Long Beach: Plans Move Forward on Los Cerritos/Bixby Knolls Bike Infrastructure

Bixby Knolls/Los Cerritos are getting closer to the reality of Long Beach’s master bike plan making tangible changes to the northern neighborhoods. And rightfully so: Pacific Avenue is a main arterial for those on two wheels and the bike lane proposed on San Antonio will connect those to Pacific Avenue from the north.

Proposed roundabout at Pacific, Country Club, & 36th. Photo courtesy of Bike Long Beach. Click on the image for a larger version.

The plans have been delayed mainly due to community dissension and planning issues. The former is a given with such projects: at a meeting earlier this month, motorists expressed concerns about the loss of parking, the inability to make turns at proposed signals, and the insertion of two roundabouts (one at Pacific & Bixby and the other at the tri-section of Pacific, Country Club Drive, and 36th).

City Traffic Engineer Dave Roseman said that, although the concerns of citizens are of course considered, the ultimate goal is pedestrian, cyclist, and motorist safety.

The roundabouts installed throughout Belmont and Bluff Heights have proven mightily effective, with traffic not only flowing more fluidly but accidents reduced by a staggering 80%. The proposed roundabouts are aimed to do the same as studies have repeatedly shown that unnecessary stop signs and traffic signals actually increase danger amongst everyone on the road, be they motorists or otherwise.

This is not to say they entirely ignored what many motorists complained about. The signal proposed at Wardlow and Pacific–to be finished soon–initially called for a right-turn only clause for southbound Pacific traffic. There was a rather large outcry over this and the signal has become entirely traditional with no turn prohibitions.

When expressed concerns about bicyclists having to jockey with left-turning traffic–beforehand, the right-only clause permitted cyclists to easily continue heading south on Pacific–Roseman expressed little concern in return.

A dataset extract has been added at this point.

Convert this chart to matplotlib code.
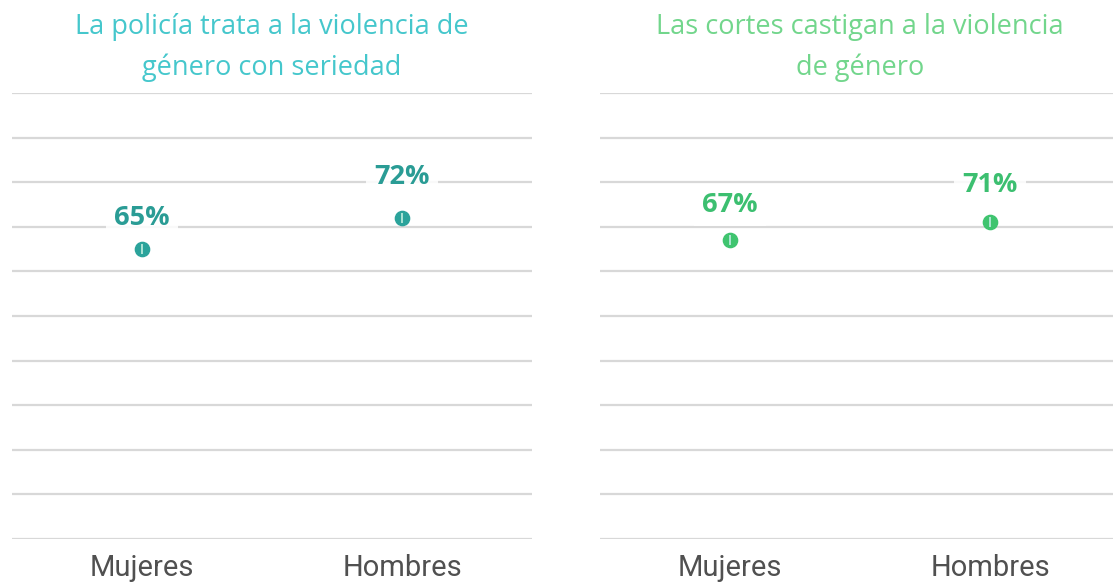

“I don’t believe that cyclists will have to dodge left-turn traffic as cyclists and motorists approach the intersection,” Roseman explained. “There is very little southbound traffic making lefts at the intersection now because it is such a difficult turn to make so most traffic already makes a right. If there will be any merging or jockeying of traffic and cyclists it may be between cyclists wishing to head straight south and motorists moving to the right to make right turns to head across the tracks–and most cyclists are very familiar with that type of merging traffic and generally cyclists are well seen by motorists since they are slowing to make a right.”

In order to save money, some of the design work–mainly the traffic signals–is currently being completed by city engineers rather than being entirely conferred onto a consultant.

The plan is expected to be completed by early 2014.